Various Artists - Introducing

by Rich Morris Rating:4 Release Date:2011-03-14

This is, apparently, the first in a series of compilations from Universal profiling emerging talents across its various imprints. As a start, this collection is a little on the wobbly side. The first three tracks all suffer from the same problem. Jamie Woon's 'Night Air', 'Punching in a Dream' by The Naked & Famous and 'Ain't Nobody' by Clare Maguire all feature polite but perfectly likeable electronic production. Woon's is a skilful mix of dubstep and minimalist electronica, TN&F deliver pumping synth-rock and Maguire goes for soulful sounds. However, all three also feature vocal styling which could described as 'stage-school': blustery, show-boating, unnecessarily fiddly singing which detracts fatally from the music.

On to fourth track 'Limit to Your Love' by James Blake, which is one of the more soporific, dinner party soul numbers from his recent self-titled album. The following 'Listen to Your Love' by Mona is just shit. It sounds like The Stereophonics. By now, it's becoming apparent that Universal might want to introduce us to their new talent, but they don't want to risk scaring us off with anything too edgy. It's also a little dubious how much here can really be called new. Are The Bees new? Are White Lies new? Come to that, are White Lies talented?

So on it goes. The Pierces' 'Love You More' is overwrought country-rock balladeering. 'Mayday' by Tinashe, bafflingly, mixes autotuned vocals with piano tinkling, before expanding into lumpen R&B. In such uninspiring company, the passable new wave punk-funk of 'Orbiter' by Alice Gold and the derivative but well-formed 90s rock sound of Yuck's 'Georgia' are veritable explosions of creative daring.
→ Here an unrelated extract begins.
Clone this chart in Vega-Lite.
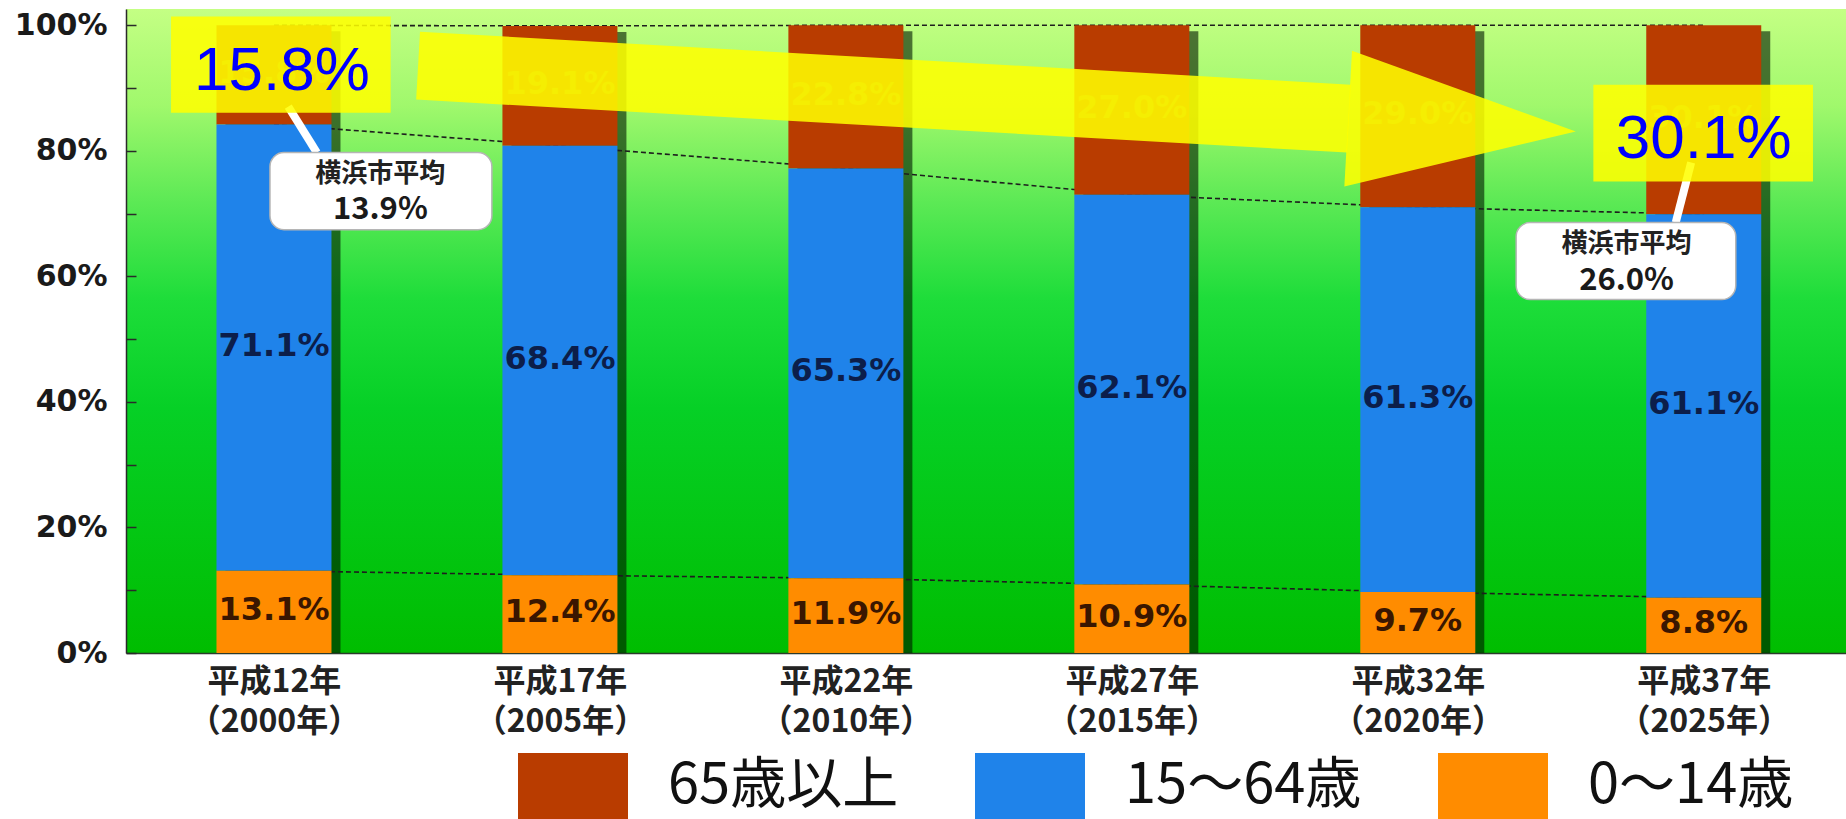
{
  "$schema": "https://vega.github.io/schema/vega-lite/v6.json",
  "width": 1720,
  "height": 644,
  "autosize": "none",
  "padding": {"left": 126, "top": 9, "right": 0, "bottom": 166},
  "background": "white",
  "config": {"axis": {"title": null, "grid": false}},
  "view": {
    "stroke": null,
    "fill": {
      "gradient": "linear", "x1": 0, "y1": 0, "x2": 0, "y2": 1,
      "stops": [
        {"offset": 0, "color": "#c4ff84"},
        {"offset": 0.15, "color": "#a0f86c"},
        {"offset": 0.3, "color": "#5ce955"},
        {"offset": 0.45, "color": "#1edd3a"},
        {"offset": 0.62, "color": "#06d026"},
        {"offset": 1, "color": "#00bd00"}
      ]
    }
  },
  "datasets": {
    "table": [
      {"year": 2000, "age": "65歳以上", "pct": 15.8},
      {"year": 2000, "age": "15〜64歳", "pct": 71.1},
      {"year": 2000, "age": "0〜14歳", "pct": 13.1},
      {"year": 2005, "age": "65歳以上", "pct": 19.1},
      {"year": 2005, "age": "15〜64歳", "pct": 68.4},
      {"year": 2005, "age": "0〜14歳", "pct": 12.4},
      {"year": 2010, "age": "65歳以上", "pct": 22.8},
      {"year": 2010, "age": "15〜64歳", "pct": 65.3},
      {"year": 2010, "age": "0〜14歳", "pct": 11.9},
      {"year": 2015, "age": "65歳以上", "pct": 27.0},
      {"year": 2015, "age": "15〜64歳", "pct": 62.1},
      {"year": 2015, "age": "0〜14歳", "pct": 10.9},
      {"year": 2020, "age": "65歳以上", "pct": 29.0},
      {"year": 2020, "age": "15〜64歳", "pct": 61.3},
      {"year": 2020, "age": "0〜14歳", "pct": 9.7},
      {"year": 2025, "age": "65歳以上", "pct": 30.1},
      {"year": 2025, "age": "15〜64歳", "pct": 61.1},
      {"year": 2025, "age": "0〜14歳", "pct": 8.8}
    ],
    "cbox": [
      {"x": 1999.93, "x2": 2003.81, "y": 79.72, "y2": 67.45},
      {"x": 2021.72, "x2": 2025.56, "y": 68.57, "y2": 56.3}
    ],
    "pointer": [
      {"x": 2000.25, "y": 87.05, "x2": 2000.75, "y2": 79.72},
      {"x": 2024.78, "y": 78.14, "x2": 2024.51, "y2": 68.57}
    ],
    "ctitle": [
      {"x": 2001.86, "y": 76.3, "t": "横浜市平均"},
      {"x": 2023.65, "y": 65.2, "t": "横浜市平均"}
    ],
    "cvalue": [
      {"x": 2001.86, "y": 70.5, "t": "13.9%"},
      {"x": 2023.65, "y": 59.2, "t": "26.0%"}
    ],
    "shaft": [
      {"x": 2002.52, "y": 93.58},
      {"x": 2018.795, "y": 85.14}
    ],
    "head": [
      {"x": 2020.773, "y": 84.11}
    ],
    "ybox": [
      {"x": 1998.2, "x2": 2002.04, "y": 101.39, "y2": 86.09},
      {"x": 2023.07, "x2": 2026.91, "y": 90.55, "y2": 75.1}
    ],
    "ytext": [
      {"x": 2000.14, "y": 92.78, "t": "15.8%"},
      {"x": 2025.0, "y": 81.96, "t": "30.1%"}
    ]
  },
  "layer": [
    {
      "data": {"name": "table"},
      "transform": [
        {"stack": "pct", "groupby": ["year"], "sort": [{"field": "age", "order": "ascending"}], "as": ["v0", "v1"]},
        {"calculate": "(datum.v0 + datum.v1) / 2", "as": "mid"},
        {"calculate": "format(datum.pct, '.1f') + '%'", "as": "lbl"}
      ],
      "layer": [
        {
          "mark": {"type": "bar", "size": 115, "xOffset": 9, "yOffset": 6, "color": "#001800", "opacity": 0.6},
          "encoding": {
            "x": {
              "field": "year", "type": "quantitative",
              "scale": {"domain": [1997.5, 2027.4], "nice": false, "zero": false},
              "axis": {
                "values": [2000, 2005, 2010, 2015, 2020, 2025],
                "labelExpr": "['平成' + (datum.value - 1988) + '年', '（' + datum.value + '年）']",
                "ticks": false, "grid": false, "title": null,
                "domainColor": "#2b3b2b", "domainWidth": 1.5,
                "labelFont": "Noto Sans CJK JP", "labelFontWeight": "bold", "labelFontSize": 32,
                "labelColor": "#222222", "labelLineHeight": 40, "labelPadding": 13,
                "labelFlush": false, "labelOverlap": false, "labelLimit": 400
              }
            },
            "y": {
              "aggregate": "sum", "field": "pct", "type": "quantitative",
              "scale": {"domain": [0, 102.6], "nice": false},
              "axis": {
                "values": [0, 10, 20, 30, 40, 50, 60, 70, 80, 90, 100],
                "labelExpr": "datum.value % 20 == 0 ? datum.value + '%' : ''",
                "tickSize": -10, "tickColor": "#2a2a2a", "tickWidth": 1.5,
                "domainColor": "#2a2a2a", "domainWidth": 1.5,
                "grid": false, "title": null,
                "labelFont": "DejaVu Sans", "labelFontWeight": "bold", "labelFontSize": 30,
                "labelColor": "#1a1a1a", "labelPadding": 29
              }
            }
          }
        },
        {
          "mark": {"type": "line", "color": "#1e1e1e", "strokeWidth": 1.6, "strokeDash": [5, 3]},
          "encoding": {
            "x": {"field": "year", "type": "quantitative", "scale": {"domain": [1997.5, 2027.4], "nice": false, "zero": false}},
            "y": {"field": "v1", "type": "quantitative", "scale": {"domain": [0, 102.6], "nice": false}},
            "detail": {"field": "age", "type": "nominal"}
          }
        },
        {
          "mark": {"type": "bar", "size": 115},
          "encoding": {
            "x": {"field": "year", "type": "quantitative", "scale": {"domain": [1997.5, 2027.4], "nice": false, "zero": false}},
            "y": {"field": "v1", "type": "quantitative", "scale": {"domain": [0, 102.6], "nice": false}},
            "y2": {"field": "v0"},
            "color": {
              "field": "age", "type": "nominal",
              "scale": {"domain": ["65歳以上", "15〜64歳", "0〜14歳"], "range": ["#b93c00", "#1f83ea", "#ff8c00"]},
              "legend": {
                "orient": "none", "legendX": 392, "legendY": 722, "direction": "horizontal",
                "title": null, "symbolType": "M-1,-0.6H1V0.6H-1Z", "symbolSize": 12100,
                "symbolStrokeWidth": 0, "symbolOpacity": 1,
                "labelFont": "Noto Sans CJK JP", "labelFontSize": 56, "labelColor": "#111111",
                "labelOffset": 40, "columnPadding": 76, "labelLimit": 500
              }
            }
          }
        },
        {
          "mark": {"type": "text", "font": "DejaVu Sans", "fontWeight": "bold", "fontSize": 32, "dy": -2},
          "encoding": {
            "x": {"field": "year", "type": "quantitative", "scale": {"domain": [1997.5, 2027.4], "nice": false, "zero": false}},
            "y": {"field": "mid", "type": "quantitative", "scale": {"domain": [0, 102.6], "nice": false}},
            "text": {"field": "lbl"},
            "color": {
              "condition": [
                {"test": "datum.age == '15〜64歳'", "value": "#0c1e4a"},
                {"test": "datum.age == '0〜14歳'", "value": "#3a1600"}
              ],
              "value": "#b07a10"
            }
          }
        }
      ]
    },
    {
      "data": {"name": "pointer"},
      "mark": {"type": "rule", "color": "white", "strokeWidth": 8},
      "encoding": {
        "x": {"field": "x", "type": "quantitative", "scale": {"domain": [1997.5, 2027.4], "nice": false, "zero": false}},
        "y": {"field": "y", "type": "quantitative", "scale": {"domain": [0, 102.6], "nice": false}},
        "x2": {"field": "x2"},
        "y2": {"field": "y2"}
      }
    },
    {
      "data": {"name": "cbox"},
      "mark": {"type": "rect", "color": "white", "cornerRadius": 14, "stroke": "#b5b5b5", "strokeWidth": 1.5},
      "encoding": {
        "x": {"field": "x", "type": "quantitative", "scale": {"domain": [1997.5, 2027.4], "nice": false, "zero": false}},
        "y": {"field": "y", "type": "quantitative", "scale": {"domain": [0, 102.6], "nice": false}},
        "x2": {"field": "x2"},
        "y2": {"field": "y2"}
      }
    },
    {
      "data": {"name": "ctitle"},
      "mark": {"type": "text", "font": "Noto Sans CJK JP", "fontWeight": "bold", "fontSize": 26, "color": "#222222"},
      "encoding": {
        "x": {"field": "x", "type": "quantitative", "scale": {"domain": [1997.5, 2027.4], "nice": false, "zero": false}},
        "y": {"field": "y", "type": "quantitative", "scale": {"domain": [0, 102.6], "nice": false}},
        "text": {"field": "t"}
      }
    },
    {
      "data": {"name": "cvalue"},
      "mark": {"type": "text", "font": "Noto Sans CJK JP", "fontWeight": "bold", "fontSize": 31, "color": "#1a1a1a"},
      "encoding": {
        "x": {"field": "x", "type": "quantitative", "scale": {"domain": [1997.5, 2027.4], "nice": false, "zero": false}},
        "y": {"field": "y", "type": "quantitative", "scale": {"domain": [0, 102.6], "nice": false}},
        "text": {"field": "t"}
      }
    },
    {
      "data": {"name": "shaft"},
      "mark": {"type": "line", "color": "#ffff00", "opacity": 0.87, "strokeWidth": 68, "strokeCap": "butt"},
      "encoding": {
        "x": {"field": "x", "type": "quantitative", "scale": {"domain": [1997.5, 2027.4], "nice": false, "zero": false}},
        "y": {"field": "y", "type": "quantitative", "scale": {"domain": [0, 102.6], "nice": false}}
      }
    },
    {
      "data": {"name": "head"},
      "mark": {"type": "point", "shape": "M-1,-0.596L1,0L-1,0.596Z", "size": 51984, "filled": true, "color": "#ffff00", "opacity": 0.87, "strokeWidth": 0, "angle": 3.24},
      "encoding": {
        "x": {"field": "x", "type": "quantitative", "scale": {"domain": [1997.5, 2027.4], "nice": false, "zero": false}},
        "y": {"field": "y", "type": "quantitative", "scale": {"domain": [0, 102.6], "nice": false}}
      }
    },
    {
      "data": {"name": "ybox"},
      "mark": {"type": "rect", "color": "#ffff00", "opacity": 0.87},
      "encoding": {
        "x": {"field": "x", "type": "quantitative", "scale": {"domain": [1997.5, 2027.4], "nice": false, "zero": false}},
        "y": {"field": "y", "type": "quantitative", "scale": {"domain": [0, 102.6], "nice": false}},
        "x2": {"field": "x2"},
        "y2": {"field": "y2"}
      }
    },
    {
      "data": {"name": "ytext"},
      "mark": {"type": "text", "font": "Liberation Sans", "fontSize": 62, "color": "#0000ff"},
      "encoding": {
        "x": {"field": "x", "type": "quantitative", "scale": {"domain": [1997.5, 2027.4], "nice": false, "zero": false}},
        "y": {"field": "y", "type": "quantitative", "scale": {"domain": [0, 102.6], "nice": false}},
        "text": {"field": "t"}
      }
    }
  ]
}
The compilation rounds off with 'Up All Night' by Alex Clare, which sounds like Shaggy pursuing an ill-advised rap-rock direction and is truly hideous, and 'Do It Like a Dude' by Jessie J which has already got plenty of exposure so, despite being released this year, doesn't feel very new. It's also not very good, although it is at least fun in comparison to what's gone before.

I'm in doubt that Universal is squiring some genuinely interesting talent at the moment, acts who have the potential to jolt music somewhere interesting. Let's hear some of them on Introducing 2, please? This is just too safe and too poor.